SUPPLIED MATERIAL =
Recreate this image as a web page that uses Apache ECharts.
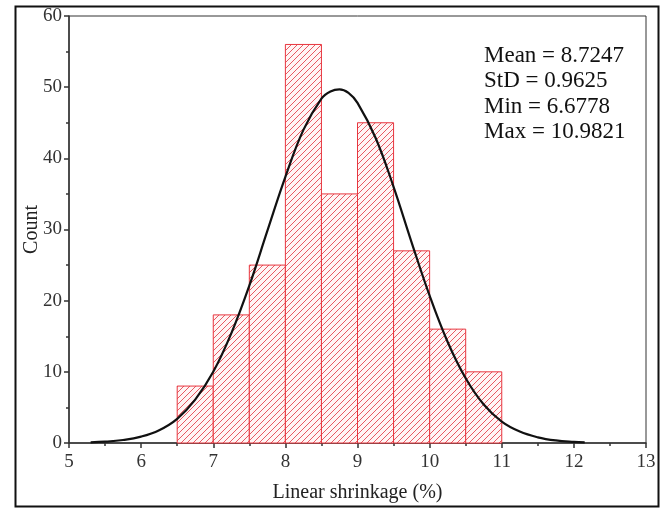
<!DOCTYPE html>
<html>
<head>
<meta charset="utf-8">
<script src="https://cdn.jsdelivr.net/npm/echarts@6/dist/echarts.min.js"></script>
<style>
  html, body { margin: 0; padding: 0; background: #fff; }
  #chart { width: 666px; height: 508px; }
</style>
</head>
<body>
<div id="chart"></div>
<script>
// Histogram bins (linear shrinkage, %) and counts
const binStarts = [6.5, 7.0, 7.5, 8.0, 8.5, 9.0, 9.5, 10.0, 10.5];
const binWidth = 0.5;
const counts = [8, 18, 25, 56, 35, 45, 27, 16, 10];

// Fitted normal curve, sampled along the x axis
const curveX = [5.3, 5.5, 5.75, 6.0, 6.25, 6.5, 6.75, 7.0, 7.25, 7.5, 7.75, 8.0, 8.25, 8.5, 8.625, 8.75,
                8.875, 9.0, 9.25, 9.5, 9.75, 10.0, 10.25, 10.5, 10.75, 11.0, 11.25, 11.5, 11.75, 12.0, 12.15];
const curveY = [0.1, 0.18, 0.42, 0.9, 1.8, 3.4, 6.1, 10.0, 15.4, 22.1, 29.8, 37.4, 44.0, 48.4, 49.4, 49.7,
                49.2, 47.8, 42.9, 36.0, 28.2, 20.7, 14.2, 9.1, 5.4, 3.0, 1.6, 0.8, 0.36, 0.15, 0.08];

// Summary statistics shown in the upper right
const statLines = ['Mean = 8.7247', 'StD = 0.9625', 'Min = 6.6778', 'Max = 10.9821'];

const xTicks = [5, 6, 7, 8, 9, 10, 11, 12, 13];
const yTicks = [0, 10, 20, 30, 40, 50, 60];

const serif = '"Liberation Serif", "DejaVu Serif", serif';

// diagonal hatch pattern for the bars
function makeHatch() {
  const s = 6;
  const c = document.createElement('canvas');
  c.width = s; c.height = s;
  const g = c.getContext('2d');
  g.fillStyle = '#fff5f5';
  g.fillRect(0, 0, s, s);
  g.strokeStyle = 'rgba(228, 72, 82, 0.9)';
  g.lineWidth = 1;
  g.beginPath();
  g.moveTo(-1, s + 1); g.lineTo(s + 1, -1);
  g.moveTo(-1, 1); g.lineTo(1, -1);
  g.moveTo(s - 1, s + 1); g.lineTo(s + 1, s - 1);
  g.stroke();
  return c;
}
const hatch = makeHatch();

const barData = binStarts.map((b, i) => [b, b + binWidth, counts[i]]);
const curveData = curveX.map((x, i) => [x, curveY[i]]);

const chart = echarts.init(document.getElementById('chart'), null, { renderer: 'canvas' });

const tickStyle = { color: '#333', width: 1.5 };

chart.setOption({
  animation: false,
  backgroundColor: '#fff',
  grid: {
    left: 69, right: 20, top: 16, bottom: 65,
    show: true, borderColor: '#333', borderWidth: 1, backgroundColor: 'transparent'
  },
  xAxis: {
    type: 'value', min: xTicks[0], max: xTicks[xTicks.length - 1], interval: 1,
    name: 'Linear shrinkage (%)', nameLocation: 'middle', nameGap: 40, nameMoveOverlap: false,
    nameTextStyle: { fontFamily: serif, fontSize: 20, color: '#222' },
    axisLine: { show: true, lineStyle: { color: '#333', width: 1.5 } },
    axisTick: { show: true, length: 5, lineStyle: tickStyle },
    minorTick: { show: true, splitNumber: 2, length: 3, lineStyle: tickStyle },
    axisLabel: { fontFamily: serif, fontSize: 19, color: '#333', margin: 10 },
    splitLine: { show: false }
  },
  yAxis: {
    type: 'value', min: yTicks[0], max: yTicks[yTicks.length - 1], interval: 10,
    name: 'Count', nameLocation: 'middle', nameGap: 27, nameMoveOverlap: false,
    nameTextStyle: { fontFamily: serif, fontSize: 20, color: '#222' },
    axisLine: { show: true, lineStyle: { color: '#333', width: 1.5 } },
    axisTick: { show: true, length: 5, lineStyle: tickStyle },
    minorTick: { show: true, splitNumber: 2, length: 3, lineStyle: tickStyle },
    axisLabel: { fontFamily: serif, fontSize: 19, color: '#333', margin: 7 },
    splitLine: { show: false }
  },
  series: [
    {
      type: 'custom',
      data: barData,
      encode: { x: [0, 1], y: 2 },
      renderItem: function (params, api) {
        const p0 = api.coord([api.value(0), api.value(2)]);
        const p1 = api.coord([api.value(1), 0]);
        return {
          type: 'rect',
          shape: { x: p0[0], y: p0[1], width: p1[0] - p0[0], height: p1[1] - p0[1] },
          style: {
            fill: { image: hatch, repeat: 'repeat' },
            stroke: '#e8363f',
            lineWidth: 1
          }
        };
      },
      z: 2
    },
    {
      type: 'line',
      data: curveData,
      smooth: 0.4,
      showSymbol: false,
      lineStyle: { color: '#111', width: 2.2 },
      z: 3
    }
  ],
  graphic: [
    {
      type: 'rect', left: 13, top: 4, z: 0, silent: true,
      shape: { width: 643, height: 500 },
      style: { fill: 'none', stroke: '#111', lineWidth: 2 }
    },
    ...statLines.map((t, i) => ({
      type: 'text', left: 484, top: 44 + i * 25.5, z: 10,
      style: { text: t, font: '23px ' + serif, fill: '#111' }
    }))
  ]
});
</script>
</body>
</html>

GIVEN PROBLEM =
Give the number of lines in the material above that have the word "image" in them, and nothing more.

TASK ANSWER =
2